Needless to say, Port Arthur and Dalian were pivotal locations on the Liaodong peninsula, both for military and commercial reasons. After all, it was those areas that Russia, France, and Germany had successfully pressured Japan to retrocede to China. Russia felt compelled to obtain Japanese acknowledgement for its unethical leasing of the retroceded territory. The resulting agreement was the Nishi-Rosen Agreement, named after Foreign Ministers Nishi Tokujirō and Roman Romanovich Rosen, and concluded in April 1898.
According to that agreement, both nations agreed to desist from interfering in domestic Korean affairs, and promised to obtain prior approval from the other party before supplying military or financial advisers in response to requests from Korea.

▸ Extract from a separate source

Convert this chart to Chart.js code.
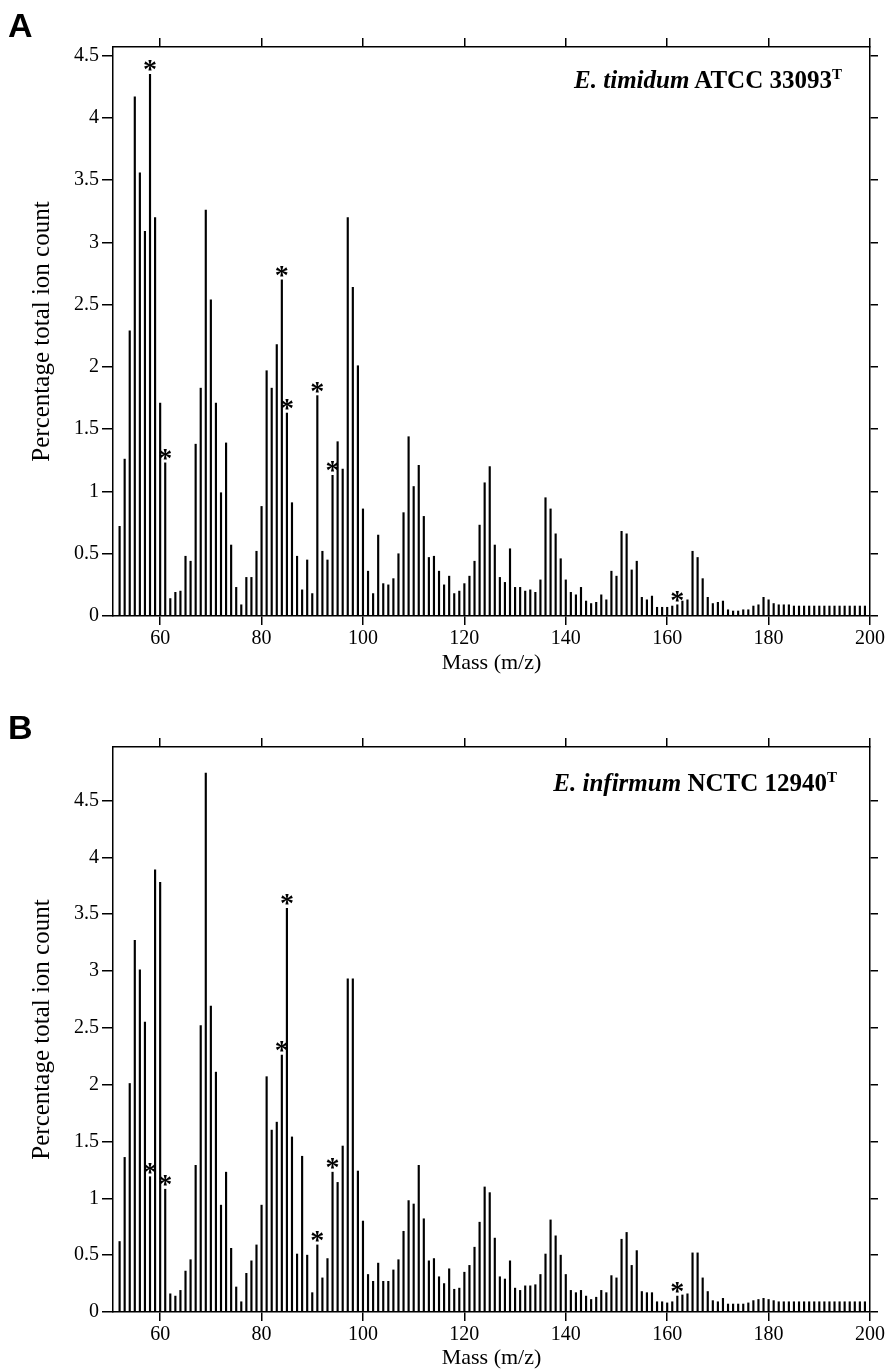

It was an instrument that served as a framework for Russian acknowledgement of Japanese commercial interests in Korea, and therefore Japan’s sphere of influence in Korea, and Japan’s implicit recognition of Russia’s leasing of Port Arthur and Dalian.
Still, as Japanese ambassador to the UK, Katō Takaaki, put it, it soon became clear that “the promise not to interfere in Korean domestic affairs is an empty one.” In other words, Russia certainly did not abandon its inroads into Korea as stated in the agreement. The Russians eventually completed the Trans-Siberian and Chinese Eastern railways, and when the finishing touches had been put on Russian preparations for invasion of the Far East, they sat back and waited for the right time to once again pounce on the Korean peninsula.